I caught a story on the Discovery Channel one evening involving an Englishman on approach to one of their camps. There was a "squaking warbling" sound that came from behind the men on the trail. The sherpa all got down to their knees and said, deadpan, to their shocked white leader:

"Yeti coming, sahib."

Y:
As I was sitting down to eat, I
Cried, "I thought I heard a yeeti."
Something growled, in accents fretty,
"Ho! Take that! You mean a yeti!"

--The Roguelet's ABC

The Yeti, most commonly known in the western world as the Abominable Snowman, is an apelike creature that walks on two feet, with dark shaggy hair covering its whole body except for its face. It is said to live in the Himalayan mountain range in India, Nepal, and Tibet. The first records of the creature's existence was reported in 1889 by British Army Major L.A. Waddell when he found abnormally large footprints in the snow, although legends had existed in the area for at least fifty years prior to this. A little over thirty years later, Lieutenant Colonel Charles Kenneth Howard-Bury, the leader of a British expedition team climbing Mt. Everest, noticed a man-like creature walking along the mountain at and altitude of around 17,000 feet. By the time a few members of the team reached the spot, the creature was gone. However, several large, bare footprints were found. The native guides explained that they were made by the meroh-kangmi. The explorers mistranslated this as “abominable snowman”, although a more literal translation is “wild man of the snow.” The sherpas called it Yeti.

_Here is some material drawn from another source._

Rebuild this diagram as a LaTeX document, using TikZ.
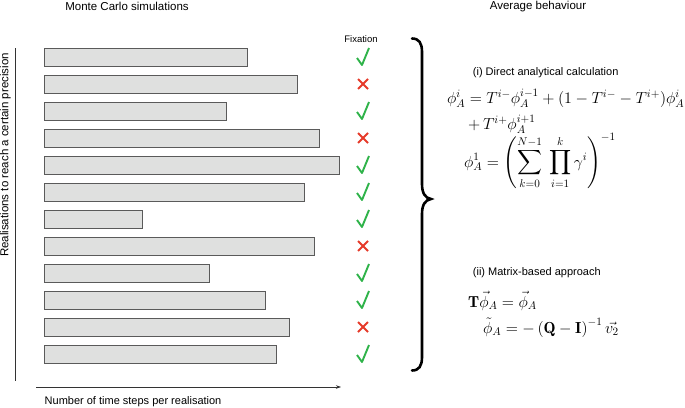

In 1925, a Greek photographer by the name of N. A. Tombazi claimed to have been within three hundred feet of the Yeti. Thirteen years later, Captain d'Auvergue of Calcutta, India alleged that he had run out of supplies and was freezing to death on the mountain when a hairy, ape-like creature picked him up and carried him out of the cold to safety. During this time period, the number of Yeti sightings increased dramatically, as did the number of people searching for the ephemeral creature. Eric Shipton, in 1951, took the famous first photographs of a Yeti footprint in the snow.

According to legend, the Abominable Snowman does not actually live in the snow. It supposedly lives at the treeline, right below where the snow remains on the mountain all year long. Sherpa parents warn their children that if they are being chased by a Yeti they should run downhill, because the Yeti’s hair will fall over its face and cover its eyes. Belief in the creature is so stalwart that the country of Bhutan, a nation in the Himalayas, declared the Yeti their national animal.